Restate, exactly and only, the lines from the first through the line containing "const fundFLabelEvery = 3;".
# Start of DATA SECTION
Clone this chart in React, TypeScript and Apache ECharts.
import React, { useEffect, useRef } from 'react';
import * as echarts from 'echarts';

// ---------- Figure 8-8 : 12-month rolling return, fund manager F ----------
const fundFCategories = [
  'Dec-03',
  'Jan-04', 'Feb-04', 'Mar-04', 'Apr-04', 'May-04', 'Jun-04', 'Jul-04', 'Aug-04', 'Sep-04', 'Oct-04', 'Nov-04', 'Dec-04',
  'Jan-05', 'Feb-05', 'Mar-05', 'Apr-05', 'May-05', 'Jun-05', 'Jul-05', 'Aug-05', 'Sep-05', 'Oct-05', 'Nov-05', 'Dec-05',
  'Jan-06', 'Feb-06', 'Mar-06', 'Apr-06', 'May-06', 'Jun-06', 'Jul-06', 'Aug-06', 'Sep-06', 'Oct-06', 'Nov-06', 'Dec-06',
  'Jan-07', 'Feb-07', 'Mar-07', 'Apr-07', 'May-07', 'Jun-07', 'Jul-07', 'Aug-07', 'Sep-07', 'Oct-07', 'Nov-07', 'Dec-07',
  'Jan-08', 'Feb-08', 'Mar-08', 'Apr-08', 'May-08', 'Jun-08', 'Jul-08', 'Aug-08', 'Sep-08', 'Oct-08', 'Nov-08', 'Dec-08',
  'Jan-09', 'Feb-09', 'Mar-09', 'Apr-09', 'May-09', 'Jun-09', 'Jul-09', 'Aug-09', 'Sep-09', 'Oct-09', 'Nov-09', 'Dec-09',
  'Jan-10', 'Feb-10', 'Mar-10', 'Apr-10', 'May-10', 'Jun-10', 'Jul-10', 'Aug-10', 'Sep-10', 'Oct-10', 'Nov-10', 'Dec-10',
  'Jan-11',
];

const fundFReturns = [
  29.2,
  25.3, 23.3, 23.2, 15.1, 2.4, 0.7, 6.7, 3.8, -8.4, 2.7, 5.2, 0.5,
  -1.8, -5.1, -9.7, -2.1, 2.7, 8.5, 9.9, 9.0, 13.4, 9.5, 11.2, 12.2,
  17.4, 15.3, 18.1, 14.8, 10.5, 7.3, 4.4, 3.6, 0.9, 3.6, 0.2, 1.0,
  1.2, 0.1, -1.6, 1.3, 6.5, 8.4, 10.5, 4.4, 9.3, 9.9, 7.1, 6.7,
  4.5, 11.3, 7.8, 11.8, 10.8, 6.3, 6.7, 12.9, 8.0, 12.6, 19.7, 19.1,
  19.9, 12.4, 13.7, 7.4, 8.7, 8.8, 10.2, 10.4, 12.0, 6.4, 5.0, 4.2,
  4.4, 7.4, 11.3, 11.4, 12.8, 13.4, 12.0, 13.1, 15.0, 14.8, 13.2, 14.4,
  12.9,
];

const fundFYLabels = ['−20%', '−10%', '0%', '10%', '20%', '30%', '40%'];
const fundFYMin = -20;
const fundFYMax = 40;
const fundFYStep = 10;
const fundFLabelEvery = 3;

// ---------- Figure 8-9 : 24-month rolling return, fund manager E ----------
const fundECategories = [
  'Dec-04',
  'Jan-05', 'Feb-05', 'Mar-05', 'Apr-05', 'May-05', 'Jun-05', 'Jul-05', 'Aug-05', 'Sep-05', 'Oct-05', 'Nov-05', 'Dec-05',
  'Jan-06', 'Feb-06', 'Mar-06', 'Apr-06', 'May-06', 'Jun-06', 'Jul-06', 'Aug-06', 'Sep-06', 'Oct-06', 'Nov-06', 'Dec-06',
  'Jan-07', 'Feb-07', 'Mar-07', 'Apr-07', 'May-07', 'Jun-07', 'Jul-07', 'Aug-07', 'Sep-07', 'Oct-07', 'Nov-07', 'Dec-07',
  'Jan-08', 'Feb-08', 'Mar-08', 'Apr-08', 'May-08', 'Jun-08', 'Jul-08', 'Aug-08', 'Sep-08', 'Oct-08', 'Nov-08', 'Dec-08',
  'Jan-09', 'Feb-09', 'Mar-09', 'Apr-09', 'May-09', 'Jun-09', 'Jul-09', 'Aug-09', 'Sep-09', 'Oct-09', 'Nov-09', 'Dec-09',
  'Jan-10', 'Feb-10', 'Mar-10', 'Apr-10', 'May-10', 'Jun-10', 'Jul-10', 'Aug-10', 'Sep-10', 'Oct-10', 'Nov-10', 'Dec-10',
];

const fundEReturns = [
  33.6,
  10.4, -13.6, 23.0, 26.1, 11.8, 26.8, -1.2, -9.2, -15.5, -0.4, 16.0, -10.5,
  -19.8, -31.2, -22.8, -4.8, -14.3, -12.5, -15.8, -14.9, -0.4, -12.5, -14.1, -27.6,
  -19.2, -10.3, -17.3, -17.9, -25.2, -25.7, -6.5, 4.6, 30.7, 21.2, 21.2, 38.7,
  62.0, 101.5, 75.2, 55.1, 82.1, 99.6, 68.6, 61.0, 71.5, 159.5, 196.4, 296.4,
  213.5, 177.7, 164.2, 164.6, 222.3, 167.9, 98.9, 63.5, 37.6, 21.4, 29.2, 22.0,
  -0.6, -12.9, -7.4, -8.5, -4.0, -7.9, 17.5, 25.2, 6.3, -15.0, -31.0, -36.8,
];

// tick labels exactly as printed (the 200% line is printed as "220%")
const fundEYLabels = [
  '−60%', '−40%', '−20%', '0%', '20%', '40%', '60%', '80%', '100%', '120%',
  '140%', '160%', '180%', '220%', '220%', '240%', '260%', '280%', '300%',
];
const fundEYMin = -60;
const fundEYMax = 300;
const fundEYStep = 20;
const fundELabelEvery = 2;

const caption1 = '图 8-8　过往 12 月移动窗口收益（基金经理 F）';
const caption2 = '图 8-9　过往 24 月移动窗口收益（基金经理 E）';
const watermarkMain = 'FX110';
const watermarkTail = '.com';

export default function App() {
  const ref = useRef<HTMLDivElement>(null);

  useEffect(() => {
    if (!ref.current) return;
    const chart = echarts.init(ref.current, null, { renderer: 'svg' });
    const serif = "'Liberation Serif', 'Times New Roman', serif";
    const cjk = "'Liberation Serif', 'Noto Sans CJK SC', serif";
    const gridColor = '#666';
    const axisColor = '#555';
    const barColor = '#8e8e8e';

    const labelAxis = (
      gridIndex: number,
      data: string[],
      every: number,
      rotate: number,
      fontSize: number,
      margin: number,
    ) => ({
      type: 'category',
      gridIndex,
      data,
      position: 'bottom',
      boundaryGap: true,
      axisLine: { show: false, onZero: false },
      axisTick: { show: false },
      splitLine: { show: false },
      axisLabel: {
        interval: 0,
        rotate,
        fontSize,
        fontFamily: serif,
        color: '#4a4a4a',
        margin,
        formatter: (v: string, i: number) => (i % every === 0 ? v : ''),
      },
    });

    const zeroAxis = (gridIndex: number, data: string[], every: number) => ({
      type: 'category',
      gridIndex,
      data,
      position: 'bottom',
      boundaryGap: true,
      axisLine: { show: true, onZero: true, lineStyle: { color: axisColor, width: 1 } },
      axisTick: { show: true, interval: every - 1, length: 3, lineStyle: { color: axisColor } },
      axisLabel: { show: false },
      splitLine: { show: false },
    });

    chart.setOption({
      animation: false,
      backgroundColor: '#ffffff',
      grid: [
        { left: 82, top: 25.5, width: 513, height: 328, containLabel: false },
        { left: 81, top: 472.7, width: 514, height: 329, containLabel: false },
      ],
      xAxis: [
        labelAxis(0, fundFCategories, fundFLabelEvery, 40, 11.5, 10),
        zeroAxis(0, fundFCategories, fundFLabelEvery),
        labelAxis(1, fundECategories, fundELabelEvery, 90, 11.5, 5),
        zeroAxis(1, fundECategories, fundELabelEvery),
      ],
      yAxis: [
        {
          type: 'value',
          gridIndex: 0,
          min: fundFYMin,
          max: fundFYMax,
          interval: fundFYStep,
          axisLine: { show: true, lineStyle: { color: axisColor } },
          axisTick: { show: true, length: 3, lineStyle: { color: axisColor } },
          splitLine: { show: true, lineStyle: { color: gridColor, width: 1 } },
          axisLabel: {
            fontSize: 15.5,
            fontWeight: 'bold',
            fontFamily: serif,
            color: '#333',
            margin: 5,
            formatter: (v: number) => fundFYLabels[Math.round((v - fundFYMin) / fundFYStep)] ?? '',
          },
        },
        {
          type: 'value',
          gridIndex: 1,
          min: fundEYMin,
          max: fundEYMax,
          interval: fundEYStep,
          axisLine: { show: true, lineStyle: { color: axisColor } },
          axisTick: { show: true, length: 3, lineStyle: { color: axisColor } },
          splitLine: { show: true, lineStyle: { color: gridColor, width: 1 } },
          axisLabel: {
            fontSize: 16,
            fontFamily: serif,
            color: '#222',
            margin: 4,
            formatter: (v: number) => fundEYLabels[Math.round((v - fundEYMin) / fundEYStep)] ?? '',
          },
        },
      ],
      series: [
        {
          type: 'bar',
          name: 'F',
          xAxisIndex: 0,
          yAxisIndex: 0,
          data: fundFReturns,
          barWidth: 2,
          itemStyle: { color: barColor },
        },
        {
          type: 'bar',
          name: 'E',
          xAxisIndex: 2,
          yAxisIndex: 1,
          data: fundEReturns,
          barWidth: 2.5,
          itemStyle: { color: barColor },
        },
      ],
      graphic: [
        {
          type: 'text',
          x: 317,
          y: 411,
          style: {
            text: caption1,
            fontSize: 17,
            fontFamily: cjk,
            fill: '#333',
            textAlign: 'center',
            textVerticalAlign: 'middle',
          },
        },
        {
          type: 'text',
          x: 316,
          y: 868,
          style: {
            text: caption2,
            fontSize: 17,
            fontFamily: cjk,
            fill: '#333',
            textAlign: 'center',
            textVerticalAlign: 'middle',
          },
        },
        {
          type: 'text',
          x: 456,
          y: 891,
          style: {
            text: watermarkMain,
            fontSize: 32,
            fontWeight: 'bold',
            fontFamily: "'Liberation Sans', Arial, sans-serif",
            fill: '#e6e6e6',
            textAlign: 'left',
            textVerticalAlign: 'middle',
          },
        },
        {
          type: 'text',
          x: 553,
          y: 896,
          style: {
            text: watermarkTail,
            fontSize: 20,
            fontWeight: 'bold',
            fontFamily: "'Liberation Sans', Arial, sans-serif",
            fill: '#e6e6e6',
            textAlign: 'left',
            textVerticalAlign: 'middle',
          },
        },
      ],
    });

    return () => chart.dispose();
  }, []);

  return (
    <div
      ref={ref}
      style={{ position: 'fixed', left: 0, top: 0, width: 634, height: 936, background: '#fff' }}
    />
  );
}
# End of DATA SECTION
RESULT |
Clone this chart in React, TypeScript and Apache ECharts.
import React, { useEffect, useRef } from 'react';
import * as echarts from 'echarts';

// ---------- Figure 8-8 : 12-month rolling return, fund manager F ----------
const fundFCategories = [
  'Dec-03',
  'Jan-04', 'Feb-04', 'Mar-04', 'Apr-04', 'May-04', 'Jun-04', 'Jul-04', 'Aug-04', 'Sep-04', 'Oct-04', 'Nov-04', 'Dec-04',
  'Jan-05', 'Feb-05', 'Mar-05', 'Apr-05', 'May-05', 'Jun-05', 'Jul-05', 'Aug-05', 'Sep-05', 'Oct-05', 'Nov-05', 'Dec-05',
  'Jan-06', 'Feb-06', 'Mar-06', 'Apr-06', 'May-06', 'Jun-06', 'Jul-06', 'Aug-06', 'Sep-06', 'Oct-06', 'Nov-06', 'Dec-06',
  'Jan-07', 'Feb-07', 'Mar-07', 'Apr-07', 'May-07', 'Jun-07', 'Jul-07', 'Aug-07', 'Sep-07', 'Oct-07', 'Nov-07', 'Dec-07',
  'Jan-08', 'Feb-08', 'Mar-08', 'Apr-08', 'May-08', 'Jun-08', 'Jul-08', 'Aug-08', 'Sep-08', 'Oct-08', 'Nov-08', 'Dec-08',
  'Jan-09', 'Feb-09', 'Mar-09', 'Apr-09', 'May-09', 'Jun-09', 'Jul-09', 'Aug-09', 'Sep-09', 'Oct-09', 'Nov-09', 'Dec-09',
  'Jan-10', 'Feb-10', 'Mar-10', 'Apr-10', 'May-10', 'Jun-10', 'Jul-10', 'Aug-10', 'Sep-10', 'Oct-10', 'Nov-10', 'Dec-10',
  'Jan-11',
];

const fundFReturns = [
  29.2,
  25.3, 23.3, 23.2, 15.1, 2.4, 0.7, 6.7, 3.8, -8.4, 2.7, 5.2, 0.5,
  -1.8, -5.1, -9.7, -2.1, 2.7, 8.5, 9.9, 9.0, 13.4, 9.5, 11.2, 12.2,
  17.4, 15.3, 18.1, 14.8, 10.5, 7.3, 4.4, 3.6, 0.9, 3.6, 0.2, 1.0,
  1.2, 0.1, -1.6, 1.3, 6.5, 8.4, 10.5, 4.4, 9.3, 9.9, 7.1, 6.7,
  4.5, 11.3, 7.8, 11.8, 10.8, 6.3, 6.7, 12.9, 8.0, 12.6, 19.7, 19.1,
  19.9, 12.4, 13.7, 7.4, 8.7, 8.8, 10.2, 10.4, 12.0, 6.4, 5.0, 4.2,
  4.4, 7.4, 11.3, 11.4, 12.8, 13.4, 12.0, 13.1, 15.0, 14.8, 13.2, 14.4,
  12.9,
];

const fundFYLabels = ['−20%', '−10%', '0%', '10%', '20%', '30%', '40%'];
const fundFYMin = -20;
const fundFYMax = 40;
const fundFYStep = 10;
const fundFLabelEvery = 3;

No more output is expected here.